Auch sprachlich bewegt sich Rudolf allein in diesem Akt von einem Extrem zum anderen, von sprachlosen Gesten und einem kindisch-pathologisch anmutenden, affektbetonten Sprachminimalismus zum rhetorisch strukturierten, poetischen Monolog. Was die Sprache des Dramas betrifft, mag Grillparzer, noch den fünffüßigen Jamben der Goethezeit gehorchend, im Ton dem Idealismus näherstehen als Büchner. Dafür übertrifft er aber Büchner in der psychologischen Komplexität und Widersprüchlichkeit seiner Figurenkonzeption, am eindrucksvollsten in der Figur Rudolfs, ein Verwandter des armen Spielmanns Jakob. Wie für Jakob fällt für Rudolf Theorie und Praxis auseinander, auch er grenzt sich von der Welt ab, um eine Verbindung mit dem Absoluten herzustellen, scheitert dafür aber mit seinen Handlungen auf der horizontalen Ebene der Realität. Weniger liebenswürdig, weil mit kaiserlicher Macht und Härte ausgestattet, die bei der Ausübung umso verheerendere Wirkungen haben kann, darf Rudolf aber bei dem Leser ebenso wenig wie Jakob darauf hoffen, nur nach seinen „Absichten“ beurteilt zu werden, und nicht auch nach seinen „Werken“.4 Welche Auffassung soll sich denn der Leser oder Zuschauer schon nach dem 1. Akt von Kaiser Rudolf bilden, nachdem er auf unvermittelte Weise abwechselnd als Kunstliebhaber, als Misanthrop, als paranoischer, unberechenbarer, sich wie ein Kind benehmender alter Mann erscheint, als jemand, der in einer imaginären Welt lebt und wenige Augenblicke danach über die politische Lage durchaus im Bilde ist, als Vater von alttestamentlicher Härte und als liebender Onkel, als potentieller Mörder und als Humanist?

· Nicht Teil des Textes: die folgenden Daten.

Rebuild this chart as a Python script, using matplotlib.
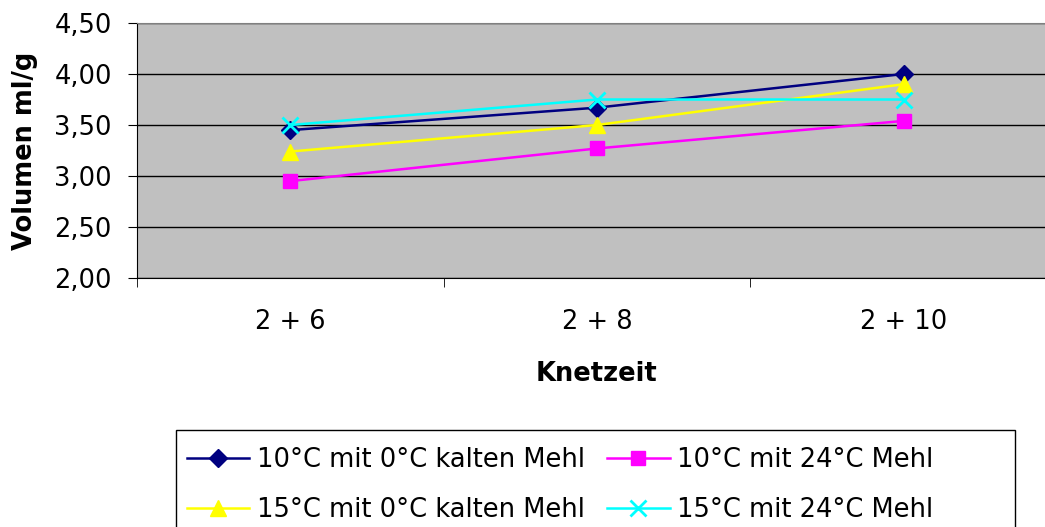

Lukrezia/Lukretia – zwischen libidinösen und revolutionären Energien
Als Zuschauer werden wir vor den Widerspruch gestellt, dass die Figur Rudolfs, die uns die Gesetze willkürlichen Waltens anschaulich vorführt, zugleich jene Instanz ist, die das „Recht“ verbürgen soll. Über eben dieses Recht herrscht von Anfang an Unsicherheit, was zunächst durch die Don-Cäsar-Handlung exponiert wird, mit der das Drama ansetzt. Das Dilemma Don Cäsars besteht aus zwei miteinander verbundenen Problemen: Sein Freund, Feldmarschall Rußworm, der den Nebenbuhler Don Cäsars, Belgijoso, im Streit erschlagen hat, ist verhaftet worden, nach der Auffassung Don Cäsars „ohne Fug und Recht“, wogegen sich die Gerichtsperson auf „Recht und Urteil wie’s der Richter sprach“ beruft (V. 4f.). Lukrezia, die im schwarzen Trauerkleid mit ihrem Vater auftritt, hat in den Augen Don Cäsars die Annäherungen Belgijosos erwidert und wird der Heuchelei bezichtigt. Ohne aber auf diese Anklage einzugehen, wendet sich ihr Vater, der Bürger Prokop, zur Gerichtsperson: „Ist es gestattet Herr, auf offner Straße / Ehrbare Mädchen zu beschimpfen also?“ (V. 54f.) Man wird aber im Text vergeblich nach einem festen Anhaltspunkt suchen, nach dem entschieden werden könnte, ob Lukrezia ein ehrbares Mädchen oder eine Heuchlerin, ob hier Recht oder Unrecht geschehen ist.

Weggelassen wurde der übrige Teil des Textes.